Problem statement
Take the listing from its first line through the line that contains "const Y_TICKS = [0, 0.02, 0.04, 0.06, 0.08, 0.1, 0.12, 0.14];" and please retype those lines exactly, leaving out the pictures.
• • • •
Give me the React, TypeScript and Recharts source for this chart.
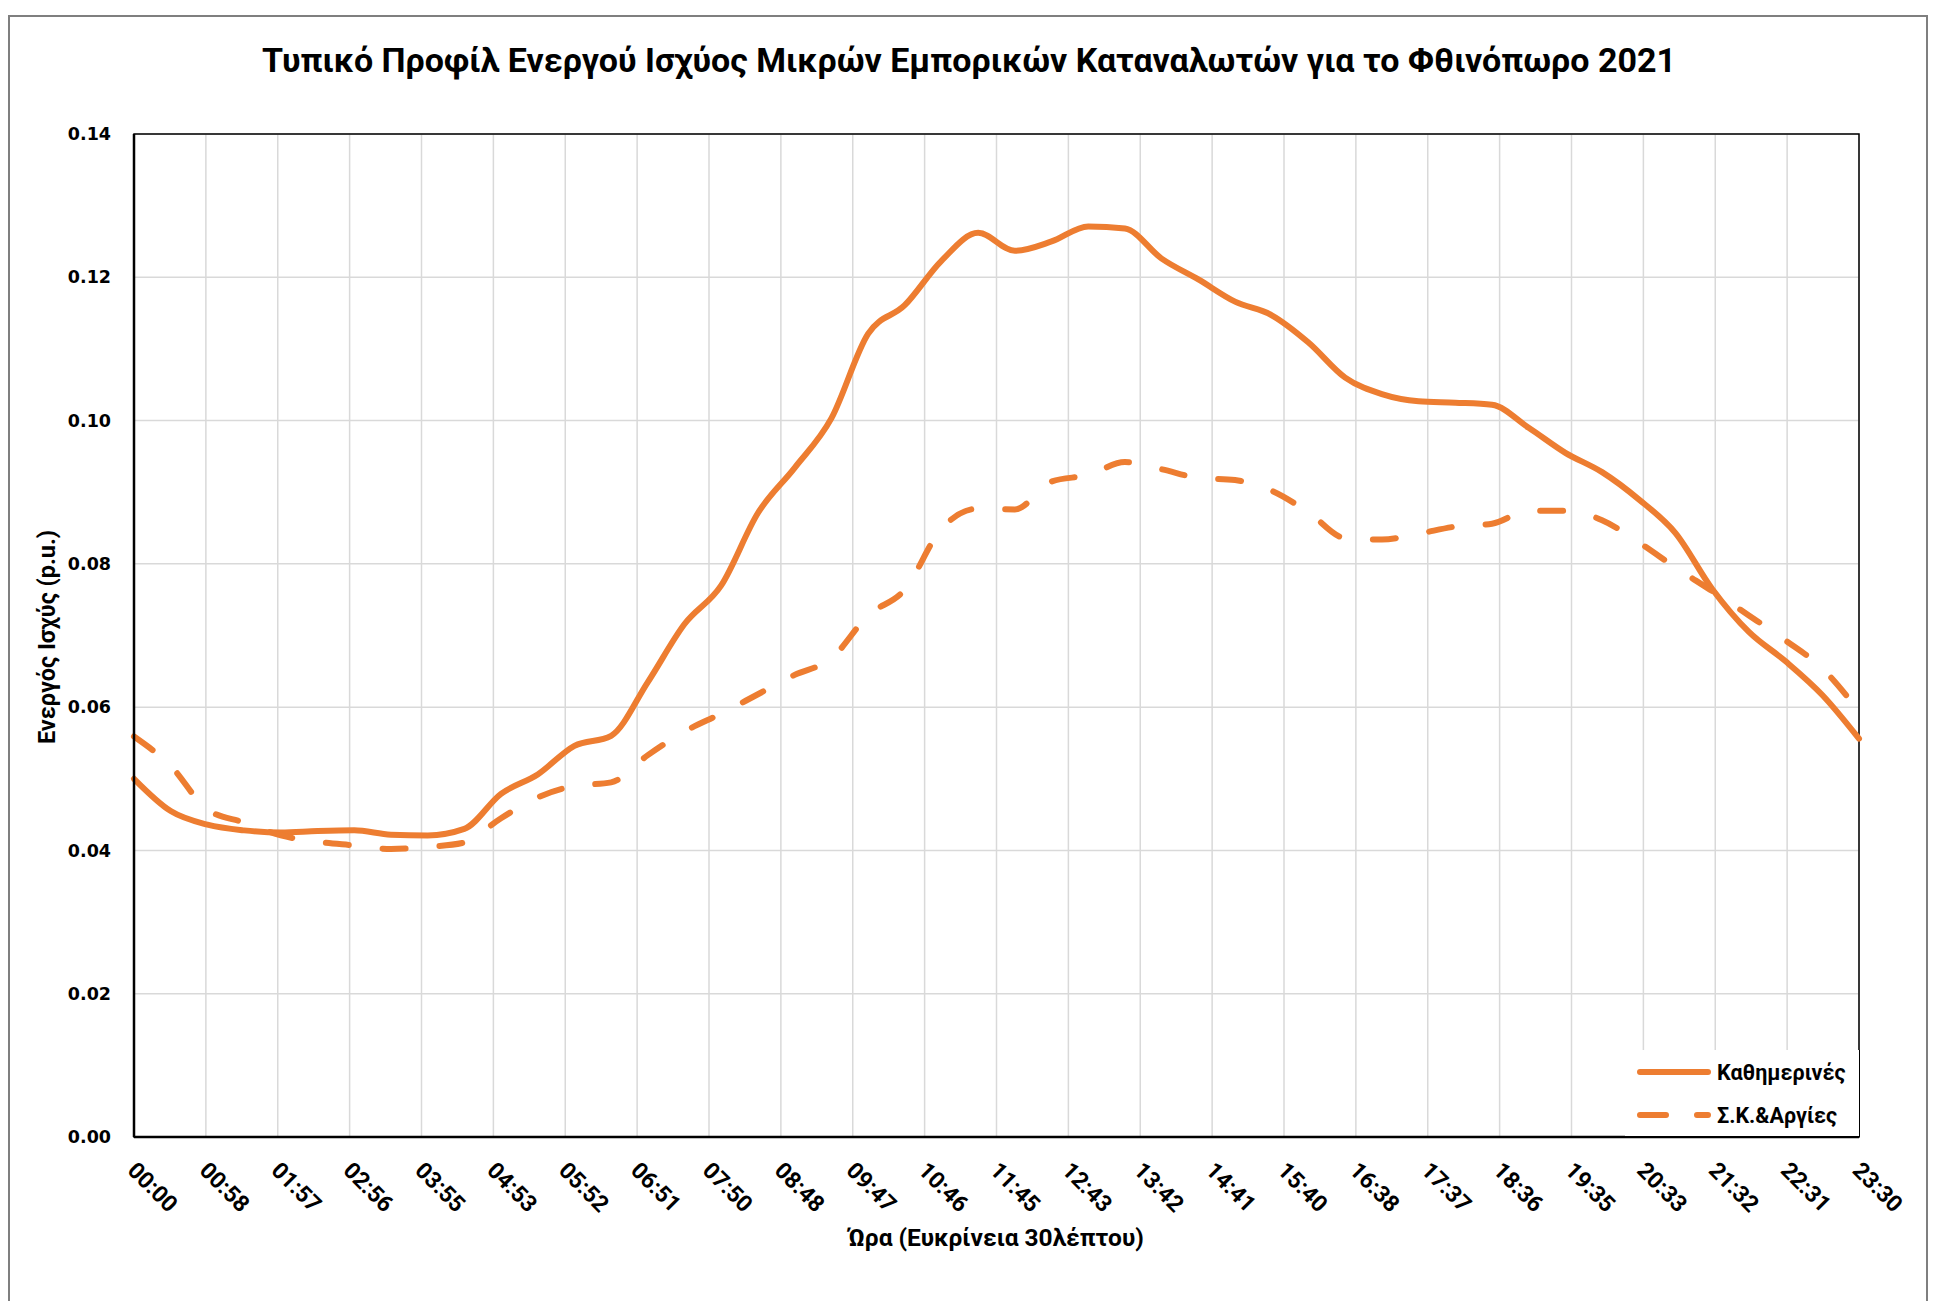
import React from "react";
import {
  LineChart,
  Line,
  XAxis,
  YAxis,
  CartesianGrid,
  Legend,
  ReferenceArea,
} from "recharts";

// half-hour resolution
const TIMES = [
  "00:00", "00:30", "01:00", "01:30", "02:00", "02:30", "03:00", "03:30",
  "04:00", "04:30", "05:00", "05:30", "06:00", "06:30", "07:00", "07:30",
  "08:00", "08:30", "09:00", "09:30", "10:00", "10:30", "11:00", "11:30",
  "12:00", "12:30", "13:00", "13:30", "14:00", "14:30", "15:00", "15:30",
  "16:00", "16:30", "17:00", "17:30", "18:00", "18:30", "19:00", "19:30",
  "20:00", "20:30", "21:00", "21:30", "22:00", "22:30", "23:00", "23:30",
];

const WEEKDAYS = [
  0.05, 0.0455, 0.0436, 0.0428, 0.0425, 0.0427, 0.0428, 0.0422,
  0.0421, 0.043, 0.0479, 0.0506, 0.0546, 0.056, 0.0635, 0.0716,
  0.077, 0.0871, 0.0934, 0.1003, 0.1121, 0.1161, 0.1223, 0.1262,
  0.1237, 0.125, 0.1271, 0.1268, 0.1226, 0.1197, 0.1166, 0.1147,
  0.1109, 0.106, 0.1037, 0.1027, 0.1025, 0.1022, 0.099, 0.0955,
  0.0928, 0.089, 0.0843, 0.0765, 0.0705, 0.0664, 0.0617, 0.0556,
];

const WEEKENDS = [
  0.0559, 0.0518, 0.0457, 0.0439, 0.0421, 0.0412, 0.0407, 0.0402,
  0.0405, 0.0411, 0.0445, 0.0474, 0.049, 0.0495, 0.0533, 0.0566,
  0.0591, 0.0618, 0.0645, 0.0668, 0.0728, 0.0764, 0.0849, 0.0877,
  0.0876, 0.0915, 0.0924, 0.0942, 0.0932, 0.092, 0.0917, 0.0902,
  0.0872, 0.0836, 0.0834, 0.0842, 0.0852, 0.0856, 0.0874, 0.0874,
  0.0861, 0.083, 0.0795, 0.0762, 0.0728, 0.0693, 0.0654, 0.0594,
];

const X_TICK_LABELS = [
  "00:00", "00:58", "01:57", "02:56", "03:55", "04:53", "05:52", "06:51",
  "07:50", "08:48", "09:47", "10:46", "11:45", "12:43", "13:42", "14:41",
  "15:40", "16:38", "17:37", "18:36", "19:35", "20:33", "21:32", "22:31",
  "23:30",
];

const Y_TICKS = [0, 0.02, 0.04, 0.06, 0.08, 0.1, 0.12, 0.14];

const ORANGE = "#ED7D31";
const FONT = "Roboto, 'Noto Sans', sans-serif";

const toHours = (s: string) => {
  const [h, m] = s.split(":").map(Number);
  return h + m / 60;
};

const data = TIMES.map((t, i) => ({
  t: toHours(t),
  weekday: WEEKDAYS[i],
  weekend: WEEKENDS[i],
}));

const X_END = toHours(TIMES[TIMES.length - 1]);
const X_TICKS = X_TICK_LABELS.map((_, i) => (i * X_END) / (X_TICK_LABELS.length - 1));

function TimeTick(props: any) {
  const { x, y, payload } = props;
  const idx = Math.round((payload.value / X_END) * (X_TICK_LABELS.length - 1));
  return (
    <text
      transform={`translate(${x + 4},${y + 23}) rotate(45)`}
      dy="0.72em"
      textAnchor="start"
      fontFamily={FONT}
      fontWeight={700}
      fontSize={23}
      fill="#000"
    >
      {X_TICK_LABELS[idx]}
    </text>
  );
}

function LegendBox() {
  const text = { fontFamily: FONT, fontWeight: 700, fontSize: 21.5, fill: "#000" };
  return (
    <div
      style={{
        width: 235,
        height: 87,
        background: "#fff",
        borderRight: "1.5px solid #000",
        borderBottom: "1.5px solid #000",
        boxSizing: "border-box",
      }}
    >
      <svg width={234} height={86} style={{ display: "block" }}>
        <line x1={15} x2={83} y1={22} y2={22} stroke={ORANGE} strokeWidth={6} strokeLinecap="round" />
        <text x={92} y={22} dominantBaseline="central" {...text}>
          Καθημερινές
        </text>
        <line
          x1={15}
          x2={83}
          y1={65}
          y2={65}
          stroke={ORANGE}
          strokeWidth={6}
          strokeLinecap="round"
          strokeDasharray="26 31"
        />
        <text x={92} y={65} dominantBaseline="central" {...text}>
          Σ.Κ.&amp;Αργίες
        </text>
      </svg>
    </div>
  );
}

export default function App() {
  return (
    <div style={{ position: "absolute", left: 0, top: 0, width: 1941, height: 1301, background: "#fff", overflow: "hidden" }}>
      <div
        style={{
          position: "absolute",
          left: 8,
          top: 15,
          width: 1920,
          height: 1300,
          border: "2px solid #7f7f7f",
          boxSizing: "border-box",
        }}
      />
      <div
        style={{
          position: "absolute",
          left: 0,
          top: 40,
          width: 1938,
          textAlign: "center",
          fontFamily: FONT,
          fontWeight: 700,
          fontSize: 34,
          lineHeight: "40px",
          color: "#000",
        }}
      >
        Τυπικό Προφίλ Ενεργού Ισχύος Μικρών Εμπορικών Καταναλωτών για το Φθινόπωρο 2021
      </div>
      <div
        style={{
          position: "absolute",
          left: 696,
          top: 1223,
          width: 600,
          textAlign: "center",
          fontFamily: FONT,
          fontWeight: 700,
          fontSize: 24.5,
          lineHeight: "30px",
          color: "#000",
        }}
      >
        Ώρα (Ευκρίνεια 30λέπτου)
      </div>
      <div
        style={{
          position: "absolute",
          left: 47 - 150,
          top: 637 - 15,
          width: 300,
          textAlign: "center",
          transform: "rotate(-90deg)",
          fontFamily: FONT,
          fontWeight: 700,
          fontSize: 23.5,
          lineHeight: "30px",
          color: "#000",
        }}
      >
        Ενεργός Ισχύς (p.u.)
      </div>
      <div style={{ position: "absolute", left: 0, top: 0 }}>
        <LineChart
          width={1941}
          height={1301}
          data={data}
          margin={{ top: 134, right: 82, bottom: 64, left: 74 }}
        >
          <CartesianGrid stroke="#d9d9d9" strokeWidth={1.5} />
          <XAxis
            dataKey="t"
            type="number"
            domain={[0, X_END]}
            ticks={X_TICKS}
            interval={0}
            height={100}
            tickLine={false}
            tickSize={0}
            tickMargin={0}
            axisLine={{ stroke: "#000", strokeWidth: 2.5 }}
            tick={<TimeTick />}
          />
          <YAxis
            type="number"
            domain={[0, 0.14]}
            ticks={Y_TICKS}
            interval={0}
            width={60}
            tickLine={false}
            tickSize={0}
            tickMargin={23}
            axisLine={{ stroke: "#000", strokeWidth: 2.5 }}
            tickFormatter={(v) => Number(v).toFixed(2)}
            tick={{ fontFamily: "'DejaVu Sans', Verdana, sans-serif", fontWeight: 700, fontSize: 17.5, fill: "#000" }}
          />
          <ReferenceArea
            x1={0}
            x2={X_END}
            y1={0}
            y2={0.14}
            fill="none"
            fillOpacity={0}
            stroke="#000"
            strokeWidth={1.5}
            ifOverflow="visible"
          />
          <Line
            type="monotone"
            dataKey="weekday"
            name="Καθημερινές"
            stroke={ORANGE}
            strokeWidth={6}
            strokeLinecap="round"
            dot={false}
            isAnimationActive={false}
          />
          <Line
            type="monotone"
            dataKey="weekend"
            name="Σ.Κ.&Αργίες"
            stroke={ORANGE}
            strokeWidth={6}
            strokeLinecap="round"
            strokeDasharray="23 34"
            dot={false}
            isAnimationActive={false}
          />
          <Legend
            layout="vertical"
            align="center"
            verticalAlign="middle"
            wrapperStyle={{ left: 1625, top: 1050, width: 235, height: 87 }}
            content={() => <LegendBox />}
          />
        </LineChart>
      </div>
    </div>
  );
}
• • • •
Final result
Give me the React, TypeScript and Recharts source for this chart.
import React from "react";
import {
  LineChart,
  Line,
  XAxis,
  YAxis,
  CartesianGrid,
  Legend,
  ReferenceArea,
} from "recharts";

// half-hour resolution
const TIMES = [
  "00:00", "00:30", "01:00", "01:30", "02:00", "02:30", "03:00", "03:30",
  "04:00", "04:30", "05:00", "05:30", "06:00", "06:30", "07:00", "07:30",
  "08:00", "08:30", "09:00", "09:30", "10:00", "10:30", "11:00", "11:30",
  "12:00", "12:30", "13:00", "13:30", "14:00", "14:30", "15:00", "15:30",
  "16:00", "16:30", "17:00", "17:30", "18:00", "18:30", "19:00", "19:30",
  "20:00", "20:30", "21:00", "21:30", "22:00", "22:30", "23:00", "23:30",
];

const WEEKDAYS = [
  0.05, 0.0455, 0.0436, 0.0428, 0.0425, 0.0427, 0.0428, 0.0422,
  0.0421, 0.043, 0.0479, 0.0506, 0.0546, 0.056, 0.0635, 0.0716,
  0.077, 0.0871, 0.0934, 0.1003, 0.1121, 0.1161, 0.1223, 0.1262,
  0.1237, 0.125, 0.1271, 0.1268, 0.1226, 0.1197, 0.1166, 0.1147,
  0.1109, 0.106, 0.1037, 0.1027, 0.1025, 0.1022, 0.099, 0.0955,
  0.0928, 0.089, 0.0843, 0.0765, 0.0705, 0.0664, 0.0617, 0.0556,
];

const WEEKENDS = [
  0.0559, 0.0518, 0.0457, 0.0439, 0.0421, 0.0412, 0.0407, 0.0402,
  0.0405, 0.0411, 0.0445, 0.0474, 0.049, 0.0495, 0.0533, 0.0566,
  0.0591, 0.0618, 0.0645, 0.0668, 0.0728, 0.0764, 0.0849, 0.0877,
  0.0876, 0.0915, 0.0924, 0.0942, 0.0932, 0.092, 0.0917, 0.0902,
  0.0872, 0.0836, 0.0834, 0.0842, 0.0852, 0.0856, 0.0874, 0.0874,
  0.0861, 0.083, 0.0795, 0.0762, 0.0728, 0.0693, 0.0654, 0.0594,
];

const X_TICK_LABELS = [
  "00:00", "00:58", "01:57", "02:56", "03:55", "04:53", "05:52", "06:51",
  "07:50", "08:48", "09:47", "10:46", "11:45", "12:43", "13:42", "14:41",
  "15:40", "16:38", "17:37", "18:36", "19:35", "20:33", "21:32", "22:31",
  "23:30",
];

const Y_TICKS = [0, 0.02, 0.04, 0.06, 0.08, 0.1, 0.12, 0.14];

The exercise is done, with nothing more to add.